In the wake of the headline-grabbing meltdown of Long-Term Capital Management (LTCM) a decade ago, which nearly imploded the world's financial markets, hedge fund managers and the prime brokers that serve them have sought to avoid a repeat of such a crisis. Securities regulators also have been looking at hedge funds to figure out both how to guard against systemic risk and to protect investors who can't seem to get enough of managers in this market.
Over the past decade, progress has been made. Controls have been implemented to decrease some of the larger risks and improve risk-management procedures, and leverage has been reduced. Also, liquidity mismatches, which arise when managers invest in illiquid and inefficient markets but the underlying investor bases have weekly or monthly redemptions windows, have been mitigated. Methods include required holding periods that are now quarterly, annual, and even multiyear; restrictions on withdrawals such as gates (limits on the percentage of fund capital that can be withdrawn); and relatively large redemption charges that penalize withdrawals taken in the first year (or first few years).
HUGE CASH INFLOWS. Return expectations are now much lower compared to the high double-digit expectations (granted, frequently reached) of the late 1990s. Also, the lack of strong and sustained market trends, as well as of range-bound markets, has done a lot to push hedge fund managers to diversify their investment strategies as well as the instruments in which they invest.

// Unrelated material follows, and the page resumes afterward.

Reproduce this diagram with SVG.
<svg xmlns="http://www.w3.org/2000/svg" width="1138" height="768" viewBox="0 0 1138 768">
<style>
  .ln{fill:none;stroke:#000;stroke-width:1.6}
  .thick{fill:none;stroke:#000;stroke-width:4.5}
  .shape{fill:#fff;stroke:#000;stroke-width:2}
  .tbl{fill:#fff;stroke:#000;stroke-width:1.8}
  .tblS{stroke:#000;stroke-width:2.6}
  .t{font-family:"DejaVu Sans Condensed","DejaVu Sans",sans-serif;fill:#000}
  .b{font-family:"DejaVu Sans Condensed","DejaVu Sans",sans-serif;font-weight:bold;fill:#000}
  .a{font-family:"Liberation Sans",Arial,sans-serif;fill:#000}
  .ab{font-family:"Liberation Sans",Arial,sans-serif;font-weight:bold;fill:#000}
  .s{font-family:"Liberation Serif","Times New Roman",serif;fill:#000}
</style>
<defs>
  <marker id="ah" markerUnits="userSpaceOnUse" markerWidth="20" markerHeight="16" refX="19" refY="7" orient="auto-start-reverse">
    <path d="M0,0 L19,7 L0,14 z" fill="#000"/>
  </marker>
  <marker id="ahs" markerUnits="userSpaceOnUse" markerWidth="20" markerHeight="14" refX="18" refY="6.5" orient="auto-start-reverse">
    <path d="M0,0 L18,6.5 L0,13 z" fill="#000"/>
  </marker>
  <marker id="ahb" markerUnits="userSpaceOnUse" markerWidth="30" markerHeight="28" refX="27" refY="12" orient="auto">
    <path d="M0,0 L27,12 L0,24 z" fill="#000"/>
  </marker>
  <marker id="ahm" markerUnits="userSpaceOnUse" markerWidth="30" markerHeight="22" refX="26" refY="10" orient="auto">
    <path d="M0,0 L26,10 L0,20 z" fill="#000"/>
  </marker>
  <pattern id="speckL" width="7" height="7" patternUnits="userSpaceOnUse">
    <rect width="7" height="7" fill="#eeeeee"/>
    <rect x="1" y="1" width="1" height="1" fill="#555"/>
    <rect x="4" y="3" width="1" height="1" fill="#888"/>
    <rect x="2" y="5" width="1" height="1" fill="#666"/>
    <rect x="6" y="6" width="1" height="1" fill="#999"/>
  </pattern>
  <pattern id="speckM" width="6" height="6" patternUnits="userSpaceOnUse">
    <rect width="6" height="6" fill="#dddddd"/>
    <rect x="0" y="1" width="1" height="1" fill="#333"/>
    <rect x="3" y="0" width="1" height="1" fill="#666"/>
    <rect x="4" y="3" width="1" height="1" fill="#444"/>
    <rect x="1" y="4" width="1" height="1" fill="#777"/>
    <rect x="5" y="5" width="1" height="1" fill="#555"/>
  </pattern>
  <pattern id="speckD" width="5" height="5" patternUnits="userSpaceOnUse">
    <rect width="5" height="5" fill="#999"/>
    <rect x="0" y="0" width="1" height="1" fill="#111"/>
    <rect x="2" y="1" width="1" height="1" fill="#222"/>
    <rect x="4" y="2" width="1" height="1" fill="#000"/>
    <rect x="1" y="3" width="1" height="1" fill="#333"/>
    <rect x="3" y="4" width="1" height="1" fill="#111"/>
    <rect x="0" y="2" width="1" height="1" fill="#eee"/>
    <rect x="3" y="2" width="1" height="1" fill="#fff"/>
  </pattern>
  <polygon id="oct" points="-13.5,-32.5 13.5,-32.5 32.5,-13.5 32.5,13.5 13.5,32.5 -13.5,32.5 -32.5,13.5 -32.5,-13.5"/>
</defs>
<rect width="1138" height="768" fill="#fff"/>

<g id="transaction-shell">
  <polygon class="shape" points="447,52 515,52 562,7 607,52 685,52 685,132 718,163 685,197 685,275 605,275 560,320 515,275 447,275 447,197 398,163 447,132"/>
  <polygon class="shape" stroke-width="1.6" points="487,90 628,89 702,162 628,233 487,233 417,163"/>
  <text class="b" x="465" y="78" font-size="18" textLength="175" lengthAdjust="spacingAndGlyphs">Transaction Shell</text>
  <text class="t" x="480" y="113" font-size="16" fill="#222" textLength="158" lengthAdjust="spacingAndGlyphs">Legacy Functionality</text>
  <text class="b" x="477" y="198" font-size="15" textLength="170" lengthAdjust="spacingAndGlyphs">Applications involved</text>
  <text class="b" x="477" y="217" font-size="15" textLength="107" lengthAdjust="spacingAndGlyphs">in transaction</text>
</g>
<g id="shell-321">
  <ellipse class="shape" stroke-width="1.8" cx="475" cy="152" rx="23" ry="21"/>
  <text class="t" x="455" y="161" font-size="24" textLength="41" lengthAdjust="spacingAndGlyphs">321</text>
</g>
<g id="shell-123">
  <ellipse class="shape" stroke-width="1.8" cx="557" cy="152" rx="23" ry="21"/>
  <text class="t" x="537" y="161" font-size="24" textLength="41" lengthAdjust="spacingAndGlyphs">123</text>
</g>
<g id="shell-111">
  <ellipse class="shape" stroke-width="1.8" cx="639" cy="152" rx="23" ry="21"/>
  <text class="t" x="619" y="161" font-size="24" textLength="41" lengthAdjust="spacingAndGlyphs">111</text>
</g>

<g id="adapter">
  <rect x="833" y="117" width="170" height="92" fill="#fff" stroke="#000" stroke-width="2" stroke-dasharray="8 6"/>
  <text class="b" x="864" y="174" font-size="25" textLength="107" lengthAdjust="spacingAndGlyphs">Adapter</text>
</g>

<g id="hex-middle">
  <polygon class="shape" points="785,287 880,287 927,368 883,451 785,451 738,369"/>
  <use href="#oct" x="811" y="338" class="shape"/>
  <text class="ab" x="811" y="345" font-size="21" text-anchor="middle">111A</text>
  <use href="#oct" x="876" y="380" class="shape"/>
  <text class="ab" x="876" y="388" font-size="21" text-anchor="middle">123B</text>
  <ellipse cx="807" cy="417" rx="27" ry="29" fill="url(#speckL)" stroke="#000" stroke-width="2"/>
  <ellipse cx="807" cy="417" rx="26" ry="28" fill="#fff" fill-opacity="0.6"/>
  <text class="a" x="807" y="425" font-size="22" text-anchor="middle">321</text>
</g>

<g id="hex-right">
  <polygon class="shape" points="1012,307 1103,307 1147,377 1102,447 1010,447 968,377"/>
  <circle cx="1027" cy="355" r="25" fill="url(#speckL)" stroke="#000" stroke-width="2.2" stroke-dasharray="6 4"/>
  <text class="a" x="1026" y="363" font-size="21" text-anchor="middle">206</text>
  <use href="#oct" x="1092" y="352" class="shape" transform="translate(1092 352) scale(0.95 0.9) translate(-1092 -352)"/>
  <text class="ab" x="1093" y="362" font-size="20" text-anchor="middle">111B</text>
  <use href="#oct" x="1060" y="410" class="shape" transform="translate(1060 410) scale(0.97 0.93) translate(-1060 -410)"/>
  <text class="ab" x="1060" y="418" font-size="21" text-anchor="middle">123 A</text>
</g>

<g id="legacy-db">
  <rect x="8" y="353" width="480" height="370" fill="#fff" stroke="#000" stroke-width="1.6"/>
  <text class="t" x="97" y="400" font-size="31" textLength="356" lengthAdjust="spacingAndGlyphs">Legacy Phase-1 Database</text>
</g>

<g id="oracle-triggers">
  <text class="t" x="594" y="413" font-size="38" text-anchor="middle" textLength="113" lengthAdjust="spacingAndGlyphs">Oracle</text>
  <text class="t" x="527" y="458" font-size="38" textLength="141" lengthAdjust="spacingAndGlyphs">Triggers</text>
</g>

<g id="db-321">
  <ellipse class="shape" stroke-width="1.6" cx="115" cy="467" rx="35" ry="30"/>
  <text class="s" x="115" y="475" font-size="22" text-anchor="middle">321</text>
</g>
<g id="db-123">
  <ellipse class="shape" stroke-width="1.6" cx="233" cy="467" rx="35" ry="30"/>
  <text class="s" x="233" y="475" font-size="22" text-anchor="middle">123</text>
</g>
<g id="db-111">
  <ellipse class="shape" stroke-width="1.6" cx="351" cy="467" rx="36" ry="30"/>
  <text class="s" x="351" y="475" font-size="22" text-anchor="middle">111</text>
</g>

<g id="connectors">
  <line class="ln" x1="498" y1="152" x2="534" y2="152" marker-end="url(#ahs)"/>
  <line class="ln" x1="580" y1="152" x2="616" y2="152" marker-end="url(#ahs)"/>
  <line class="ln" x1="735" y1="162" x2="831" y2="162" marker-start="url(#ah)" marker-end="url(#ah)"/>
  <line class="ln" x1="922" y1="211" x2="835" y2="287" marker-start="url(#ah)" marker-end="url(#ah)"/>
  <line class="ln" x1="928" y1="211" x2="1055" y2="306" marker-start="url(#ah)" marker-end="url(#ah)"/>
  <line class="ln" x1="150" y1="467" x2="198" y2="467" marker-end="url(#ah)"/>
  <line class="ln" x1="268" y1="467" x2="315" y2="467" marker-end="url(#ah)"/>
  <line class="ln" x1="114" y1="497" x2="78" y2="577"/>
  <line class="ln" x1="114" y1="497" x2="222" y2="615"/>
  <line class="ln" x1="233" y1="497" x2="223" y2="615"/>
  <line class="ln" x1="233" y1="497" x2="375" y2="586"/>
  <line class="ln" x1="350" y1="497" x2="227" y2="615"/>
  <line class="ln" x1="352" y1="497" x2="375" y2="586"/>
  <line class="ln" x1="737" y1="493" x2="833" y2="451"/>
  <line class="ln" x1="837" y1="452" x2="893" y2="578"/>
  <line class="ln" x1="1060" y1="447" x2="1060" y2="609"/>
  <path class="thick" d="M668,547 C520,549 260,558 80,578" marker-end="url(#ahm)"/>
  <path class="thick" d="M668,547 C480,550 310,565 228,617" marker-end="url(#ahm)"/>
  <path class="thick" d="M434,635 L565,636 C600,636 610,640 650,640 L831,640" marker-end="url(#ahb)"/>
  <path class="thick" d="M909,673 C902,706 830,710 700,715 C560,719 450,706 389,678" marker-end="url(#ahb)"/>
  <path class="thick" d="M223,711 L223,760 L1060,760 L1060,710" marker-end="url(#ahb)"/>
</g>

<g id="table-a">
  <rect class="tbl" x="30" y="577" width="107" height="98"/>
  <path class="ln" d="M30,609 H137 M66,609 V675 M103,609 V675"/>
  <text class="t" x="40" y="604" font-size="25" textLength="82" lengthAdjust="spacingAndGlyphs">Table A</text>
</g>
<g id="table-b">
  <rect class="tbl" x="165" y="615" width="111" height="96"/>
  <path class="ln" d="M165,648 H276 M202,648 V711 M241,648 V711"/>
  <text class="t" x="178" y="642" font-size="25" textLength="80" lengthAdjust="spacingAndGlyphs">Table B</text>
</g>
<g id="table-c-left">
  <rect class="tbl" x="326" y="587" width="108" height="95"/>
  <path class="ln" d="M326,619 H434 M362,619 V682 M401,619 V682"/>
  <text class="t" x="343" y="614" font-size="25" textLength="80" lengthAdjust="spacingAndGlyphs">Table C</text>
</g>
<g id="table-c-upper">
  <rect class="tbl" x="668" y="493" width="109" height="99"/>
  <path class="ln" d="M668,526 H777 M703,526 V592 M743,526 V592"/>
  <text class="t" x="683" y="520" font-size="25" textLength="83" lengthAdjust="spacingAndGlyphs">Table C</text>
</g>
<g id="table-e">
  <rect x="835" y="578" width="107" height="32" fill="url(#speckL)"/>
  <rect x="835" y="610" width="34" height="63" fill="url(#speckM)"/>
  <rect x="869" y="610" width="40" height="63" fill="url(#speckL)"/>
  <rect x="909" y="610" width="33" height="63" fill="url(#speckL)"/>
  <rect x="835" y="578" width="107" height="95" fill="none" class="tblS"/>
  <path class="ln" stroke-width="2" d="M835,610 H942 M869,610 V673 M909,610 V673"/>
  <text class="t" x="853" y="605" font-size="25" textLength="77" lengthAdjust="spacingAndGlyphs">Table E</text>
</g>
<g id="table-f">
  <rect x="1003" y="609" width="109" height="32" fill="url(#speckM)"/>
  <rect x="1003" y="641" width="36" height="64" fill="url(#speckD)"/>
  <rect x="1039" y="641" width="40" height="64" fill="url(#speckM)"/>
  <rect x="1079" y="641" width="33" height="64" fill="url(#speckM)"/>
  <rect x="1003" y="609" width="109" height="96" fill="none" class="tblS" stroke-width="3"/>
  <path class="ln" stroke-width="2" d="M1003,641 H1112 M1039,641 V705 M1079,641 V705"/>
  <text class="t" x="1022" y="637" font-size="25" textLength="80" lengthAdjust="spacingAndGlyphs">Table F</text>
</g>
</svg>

The market has responded with huge cash inflows, yielding pools of assets that the most recent published reports put at a cumulative $1.3 trillion and growing fast, as well as substantial activity in exchange-traded funds, which hedge funds use extensively to gain market exposure. Although recent returns have trailed the global equity markets', hedge funds' longer-term risk-adjusted absolute return approach continues to attract assets. With the perception of greater safety and rationality, even pension funds and endowments are allocating a portion of their assets to hedge funds. What was once a market dominated by high-net-worth investors is now dominated by institutional investors.

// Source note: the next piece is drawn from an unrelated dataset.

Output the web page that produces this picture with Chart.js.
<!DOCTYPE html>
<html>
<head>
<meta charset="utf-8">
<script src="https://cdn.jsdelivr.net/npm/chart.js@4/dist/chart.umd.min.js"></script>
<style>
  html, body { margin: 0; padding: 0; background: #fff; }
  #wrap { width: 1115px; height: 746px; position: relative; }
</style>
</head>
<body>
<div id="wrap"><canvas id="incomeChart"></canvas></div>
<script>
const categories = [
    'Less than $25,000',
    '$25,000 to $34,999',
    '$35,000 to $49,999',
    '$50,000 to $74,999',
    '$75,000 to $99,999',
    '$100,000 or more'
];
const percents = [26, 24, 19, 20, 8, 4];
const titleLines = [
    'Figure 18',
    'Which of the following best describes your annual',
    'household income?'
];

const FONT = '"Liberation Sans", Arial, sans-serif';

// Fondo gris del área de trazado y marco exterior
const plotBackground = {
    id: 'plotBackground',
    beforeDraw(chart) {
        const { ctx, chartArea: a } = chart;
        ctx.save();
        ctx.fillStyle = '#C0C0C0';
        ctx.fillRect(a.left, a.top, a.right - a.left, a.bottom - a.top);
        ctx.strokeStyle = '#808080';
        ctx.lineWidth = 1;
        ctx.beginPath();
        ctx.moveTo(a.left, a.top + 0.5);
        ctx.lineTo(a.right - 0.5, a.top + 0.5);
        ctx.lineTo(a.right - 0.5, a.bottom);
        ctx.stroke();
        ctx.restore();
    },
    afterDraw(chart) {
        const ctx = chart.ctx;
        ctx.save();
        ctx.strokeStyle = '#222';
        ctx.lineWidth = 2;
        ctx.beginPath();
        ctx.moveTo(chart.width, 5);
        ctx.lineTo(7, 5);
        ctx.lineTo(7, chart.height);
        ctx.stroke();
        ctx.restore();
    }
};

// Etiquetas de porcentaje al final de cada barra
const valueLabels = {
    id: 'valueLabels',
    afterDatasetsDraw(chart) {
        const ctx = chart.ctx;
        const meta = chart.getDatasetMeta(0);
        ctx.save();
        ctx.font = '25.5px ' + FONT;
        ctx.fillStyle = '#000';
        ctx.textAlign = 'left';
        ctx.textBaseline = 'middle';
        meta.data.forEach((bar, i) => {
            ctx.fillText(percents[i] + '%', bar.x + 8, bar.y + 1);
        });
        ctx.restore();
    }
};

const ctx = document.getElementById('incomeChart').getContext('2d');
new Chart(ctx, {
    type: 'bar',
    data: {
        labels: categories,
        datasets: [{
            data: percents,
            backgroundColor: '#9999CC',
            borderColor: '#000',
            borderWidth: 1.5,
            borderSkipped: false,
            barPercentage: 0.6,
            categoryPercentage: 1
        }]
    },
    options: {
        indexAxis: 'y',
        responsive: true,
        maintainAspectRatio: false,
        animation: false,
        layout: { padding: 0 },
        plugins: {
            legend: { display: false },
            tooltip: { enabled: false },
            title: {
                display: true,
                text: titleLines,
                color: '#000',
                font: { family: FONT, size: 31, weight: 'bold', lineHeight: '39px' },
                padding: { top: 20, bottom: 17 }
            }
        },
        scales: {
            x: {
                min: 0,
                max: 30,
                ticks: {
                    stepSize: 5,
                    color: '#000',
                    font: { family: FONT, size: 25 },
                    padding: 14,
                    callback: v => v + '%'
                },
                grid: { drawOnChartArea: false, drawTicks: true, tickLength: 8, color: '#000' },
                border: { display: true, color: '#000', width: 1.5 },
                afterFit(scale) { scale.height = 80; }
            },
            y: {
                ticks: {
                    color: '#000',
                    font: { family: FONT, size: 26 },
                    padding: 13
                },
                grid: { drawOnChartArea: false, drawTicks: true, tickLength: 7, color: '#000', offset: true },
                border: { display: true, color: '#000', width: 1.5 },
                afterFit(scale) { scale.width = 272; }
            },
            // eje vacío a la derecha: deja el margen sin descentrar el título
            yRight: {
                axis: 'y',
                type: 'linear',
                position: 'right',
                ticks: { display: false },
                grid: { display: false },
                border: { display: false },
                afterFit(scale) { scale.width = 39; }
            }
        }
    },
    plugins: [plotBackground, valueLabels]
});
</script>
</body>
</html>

However, there are no rules to prevent a fund's traders from placing audaciously large bets with assets on hand, no matter what the fund's investment style is supposed to be. According to published reports, that's exactly what happened at Amaranth. Although it was styled as a multistrategy diversified fund, it invested more than 50% of its assets in the energy sector.
One Costly Mistake
In the current low-return environment, the pressure on many hedge funds to gain outsize returns has caused some managers to drift into areas where they're not very experienced. And with so many hedge fund managers chasing all the same pickings, it's tougher to find a sure bet. (More than the number of managers, it's probably the amount of assets, availability of analytical tools that were once proprietary, and overall low volatility across a number of asset classes that have pushed down returns.)